14/01/2026
Burial Sale Cemetery 1936. Unmarked Graves Plan 5 Section D, Allotment 43.
In August 1936 a death and burial took place in Sale that was the second in a chain of events, 3 deaths including a su***de, withdrawn murder charges and trials abandoned, an attempted su***de and another near-death followed by a trial and a retrial.
The unmarked graves belong to Walter and Kathleen Armstrong (nee Field), both aged 40 years who married in 1920 and three sons were born to the family in 1921, 1923 and 1925. In 1927 Walter commenced employment with the Victorian Railways as a repairer (ganger) and Kathleen ‘s family were also a railway family.
In August 1936 a pregnant Kathleen Armstrong who had been quite unwell, bought a train ticket from Sale to Rosedale but told her family that she was going to stay with her sister in Moe for a few days. After getting off the train at Rosedale, Mrs Armstrong attended a doctor’s consulting rooms, where a medical procedure was carried out on the kitchen table.
Mrs. Armstrong’s condition rapidly deteriorated and the doctor contacted Dr Hagenauer of Sale for assistance, He travelled to Rosedale to examine the sick patient and found her very unwell, suffering a lot of pain and recommended her immediate removal to the Sale Hospital for surgery due to internal haemorrhaging. Surgery was planned for an hour after admittance, but the patient died before the surgery could take place.
The coroner requested Dr Hagenauer to carry out an autopsy on Mrs. Armstrong but later the same day, he again received a call from the Rosedale police to attend the same doctor’s consulting rooms where he discovered the doctor unconscious after having injected himself with a hypodermic syringe containing drugs. The syringe, drugs and the recently used injecting equipment, were found nearby and Dr Hagenauer requested the immediate removal of the patient to the Sale Hospital where he recovered after a couple of days.
A couple of weeks later the coronial inquest into the death of Kathleen Armstrong took place and her husband Walter was expected to be a witness but on the same morning, their 15-year-old son found his father dead from a self-inflicted gunshot. At a subsequent inquest, Walter Armstrong’s sister reported that her brother had been quite depressed following the death of his wife.
Following the Kathleen Armstrong inquest the Rosedale doctor was committed for trial on the charge of murder and placed in custody in Melbourne to await the trial. About a month later and for unknown reasons, the charges against the doctor were withdrawn.

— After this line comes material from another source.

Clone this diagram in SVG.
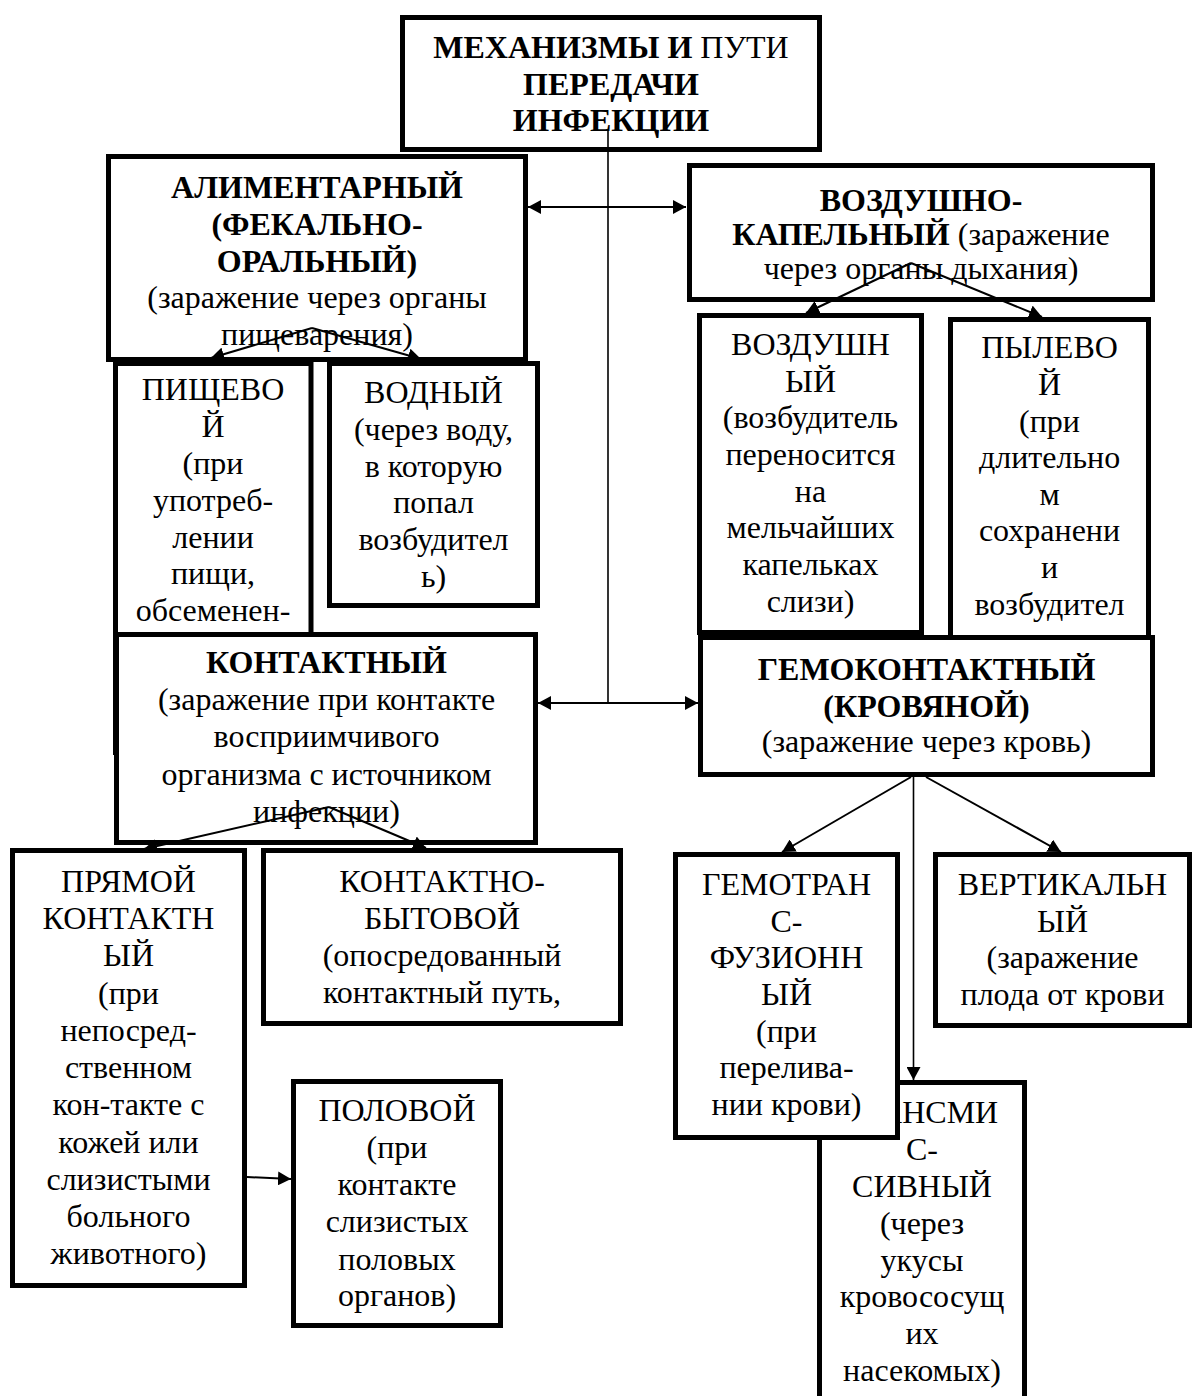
<svg xmlns="http://www.w3.org/2000/svg" width="1194" height="1396" viewBox="0 0 1194 1396">
<style>
.box{fill:#fff;stroke:#000;stroke-width:5}
.t{font-family:"Liberation Serif","Times New Roman",serif;font-size:32px;text-anchor:middle;fill:#000}
.b{font-weight:bold}
.c{stroke:#000;stroke-width:2;fill:none}
.thin{stroke:#000;stroke-width:1.6;fill:none}
</style>
<defs>
<marker id="ah" markerUnits="userSpaceOnUse" markerWidth="14" markerHeight="14" refX="13" refY="7" orient="auto-start-reverse">
<path d="M0,0 L13,7 L0,14 z" fill="#000"/>
</marker>
</defs>
<rect width="1194" height="1396" fill="#fff"/>

<g id="title">
<rect class="box" x="402.5" y="17.5" width="417" height="132"/>
<text class="t"><tspan x="611" y="58"><tspan class="b">МЕХАНИЗМЫ И </tspan>ПУТИ</tspan><tspan class="b" x="611" y="95">ПЕРЕДАЧИ</tspan><tspan class="b" x="611" y="131">ИНФЕКЦИИ</tspan></text>
</g>

<g id="alimentary">
<rect class="box" x="108.5" y="156.5" width="417" height="203"/>
<text class="t"><tspan class="b" x="317" y="198">АЛИМЕНТАРНЫЙ</tspan><tspan class="b" x="317" y="235">(ФЕКАЛЬНО-</tspan><tspan class="b" x="317" y="272">ОРАЛЬНЫЙ)</tspan><tspan x="317" y="308">(заражение через органы</tspan><tspan x="317" y="345">пищеварения)</tspan></text>
</g>

<g id="airdrop">
<rect class="box" x="689.5" y="165.5" width="463" height="134"/>
<text class="t"><tspan class="b" x="921" y="211">ВОЗДУШНО-</tspan><tspan x="921" y="245"><tspan class="b">КАПЕЛЬНЫЙ</tspan> (заражение</tspan><tspan x="921" y="279">через органы дыхания)</tspan></text>
</g>

<g id="food">
<rect class="box" x="115.5" y="363.5" width="195.5" height="389"/>
<text class="t"><tspan x="213" y="400">ПИЩЕВО</tspan><tspan x="213" y="437">Й</tspan><tspan x="213" y="474">(при</tspan><tspan x="213" y="511">употреб-</tspan><tspan x="213" y="548">лении</tspan><tspan x="213" y="584">пищи,</tspan><tspan x="213" y="621">обсеменен-</tspan></text>
</g>

<g id="water">
<rect class="box" x="329.5" y="363.5" width="208" height="242"/>
<text class="t"><tspan x="433.5" y="403">ВОДНЫЙ</tspan><tspan x="433.5" y="440">(через воду,</tspan><tspan x="433.5" y="477">в которую</tspan><tspan x="433.5" y="513">попал</tspan><tspan x="433.5" y="550">возбудител</tspan><tspan x="433.5" y="587">ь)</tspan></text>
</g>

<g id="air">
<rect class="box" x="699.5" y="315.5" width="222" height="317"/>
<text class="t"><tspan x="810.5" y="355">ВОЗДУШН</tspan><tspan x="810.5" y="392">ЫЙ</tspan><tspan x="810.5" y="428">(возбудитель</tspan><tspan x="810.5" y="465">переносится</tspan><tspan x="810.5" y="502">на</tspan><tspan x="810.5" y="538">мельчайших</tspan><tspan x="810.5" y="575">капельках</tspan><tspan x="810.5" y="612">слизи)</tspan></text>
</g>

<g id="dust">
<rect class="box" x="950.5" y="319.5" width="198" height="330"/>
<text class="t"><tspan x="1049.5" y="358">ПЫЛЕВО</tspan><tspan x="1049.5" y="395">Й</tspan><tspan x="1049.5" y="432">(при</tspan><tspan x="1049.5" y="468">длительно</tspan><tspan x="1049.5" y="505">м</tspan><tspan x="1049.5" y="541">сохранени</tspan><tspan x="1049.5" y="578">и</tspan><tspan x="1049.5" y="615">возбудител</tspan></text>
</g>

<g id="contact">
<rect class="box" x="116.5" y="634.5" width="419" height="208"/>
<text class="t"><tspan class="b" x="326.5" y="673">КОНТАКТНЫЙ</tspan><tspan x="326.5" y="710">(заражение при контакте</tspan><tspan x="326.5" y="747">восприимчивого</tspan><tspan x="326.5" y="785">организма с источником</tspan><tspan x="326.5" y="822">инфекции)</tspan></text>
</g>

<g id="hemo">
<rect class="box" x="700.5" y="637.5" width="452" height="137"/>
<text class="t"><tspan class="b" x="926.5" y="680">ГЕМОКОНТАКТНЫЙ</tspan><tspan class="b" x="926.5" y="717">(КРОВЯНОЙ)</tspan><tspan x="926.5" y="752">(заражение через кровь)</tspan></text>
</g>

<g id="direct">
<rect class="box" x="12.5" y="850.5" width="232" height="435"/>
<text class="t"><tspan x="128.5" y="892">ПРЯМОЙ</tspan><tspan x="128.5" y="929">КОНТАКТН</tspan><tspan x="128.5" y="966">ЫЙ</tspan><tspan x="128.5" y="1004">(при</tspan><tspan x="128.5" y="1041">непосред-</tspan><tspan x="128.5" y="1078">ственном</tspan><tspan x="128.5" y="1115">кон-такте с</tspan><tspan x="128.5" y="1153">кожей или</tspan><tspan x="128.5" y="1190">слизистыми</tspan><tspan x="128.5" y="1227">больного</tspan><tspan x="128.5" y="1264">животного)</tspan></text>
</g>

<g id="household">
<rect class="box" x="263.5" y="850.5" width="357" height="173"/>
<text class="t"><tspan x="442" y="892">КОНТАКТНО-</tspan><tspan x="442" y="929">БЫТОВОЙ</tspan><tspan x="442" y="966">(опосредованный</tspan><tspan x="442" y="1003">контактный путь,</tspan></text>
</g>

<g id="sexual">
<rect class="box" x="293.5" y="1081.5" width="207" height="244"/>
<text class="t"><tspan x="397" y="1121">ПОЛОВОЙ</tspan><tspan x="397" y="1158">(при</tspan><tspan x="397" y="1195">контакте</tspan><tspan x="397" y="1232">слизистых</tspan><tspan x="397" y="1270">половых</tspan><tspan x="397" y="1306">органов)</tspan></text>
</g>

<g id="transmissive">
<rect class="box" x="819.5" y="1082.5" width="205" height="340"/>
<text class="t"><tspan x="922" y="1123">ТРАНСМИ</tspan><tspan x="922" y="1160">С-</tspan><tspan x="922" y="1197">СИВНЫЙ</tspan><tspan x="922" y="1234">(через</tspan><tspan x="922" y="1271">укусы</tspan><tspan x="922" y="1307">кровососущ</tspan><tspan x="922" y="1344">их</tspan><tspan x="922" y="1381">насекомых)</tspan></text>
</g>

<g id="transfusion">
<rect class="box" x="675.5" y="854.5" width="222" height="283"/>
<text class="t"><tspan x="786.5" y="895">ГЕМОТРАН</tspan><tspan x="786.5" y="932">С-</tspan><tspan x="786.5" y="968">ФУЗИОНН</tspan><tspan x="786.5" y="1005">ЫЙ</tspan><tspan x="786.5" y="1042">(при</tspan><tspan x="786.5" y="1078">перелива-</tspan><tspan x="786.5" y="1115">нии крови)</tspan></text>
</g>

<g id="vertical">
<rect class="box" x="935.5" y="854.5" width="254" height="171"/>
<text class="t"><tspan x="1062.5" y="895">ВЕРТИКАЛЬН</tspan><tspan x="1062.5" y="932">ЫЙ</tspan><tspan x="1062.5" y="968">(заражение</tspan><tspan x="1062.5" y="1005">плода от крови</tspan></text>
</g>

<g id="connectors">
<path class="thin" d="M608,131 V703"/>
<path class="c" d="M528,207 H686" marker-start="url(#ah)" marker-end="url(#ah)"/>
<path class="c" d="M538,703 H698" marker-start="url(#ah)" marker-end="url(#ah)"/>
<path class="c" d="M312,328 L211,358" marker-end="url(#ah)"/>
<path class="c" d="M312,328 L421,359" marker-end="url(#ah)"/>
<path class="c" d="M911,263 L806,313" marker-end="url(#ah)"/>
<path class="c" d="M911,263 L1042,317" marker-end="url(#ah)"/>
<path class="c" d="M329,807 L144,849" marker-end="url(#ah)"/>
<path class="c" d="M329,807 L426,848" marker-end="url(#ah)"/>
<path class="c" d="M911,777 L782,852" marker-end="url(#ah)"/>
<path class="c" d="M926,777 L1061,852" marker-end="url(#ah)"/>
<path class="thin" d="M913.5,777 V1080" marker-end="url(#ah)"/>
<path class="c" d="M247,1177 L291,1179" marker-end="url(#ah)"/>
</g>
</svg>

This wasn’t the first time this doctor had been charged with murder as In March 1934, two years earlier, the doctor had been committed for trial for the murder of a woman who died at his Rosedale consulting rooms. The autopsy stated that she died from internal and external haemorrhaging because of a medical procedure causing a tear in one of her organs. The Bairnsdale woman was thought to be pregnant too and had bought a train ticket from Bairnsdale to Rosedale after telling family that she was travelling to Melbourne. At the inquest witnesses stated that after the woman’s death, the doctor was seen worse for wear and appeared to be drunk. For some reason, the charges against the doctor were also withdrawn.
In 1949, 13 years after the Armstrong deaths, a young, engaged couple from Yallourn travelled to Rosedale to the same doctor’s rooms as the young lady was pregnant. The patient nearly died from the treatment and when she wasn’t expected to live, a dying deposition was taken by police. The doctor and his assistant were then charged with allegedly using an instrument to procure a certain event.
Fortunately, the young lady recovered, and the deposition was used as evidence at the subsequent trial in Sale. After a two-day trial, the jury retired to consider their verdict but after six hours of deliberation, they informed the Judge that they couldn’t agree so the judge ordered a re-trial.
The retrial also took two days, and the new jury retired to consider their verdict then after four hours, the jury returned to court and advised the judge that they had found the two accused not guilty of the charges.
The doctor retired to Rosedale then died in Melbourne in 1963 aged 81 years.
Reference – Trove on-line Gippsland Times and Rosedale Courier Newspaper articles (Hardcopy) - Rosedale and District Historical Society. "Find A Grave" website.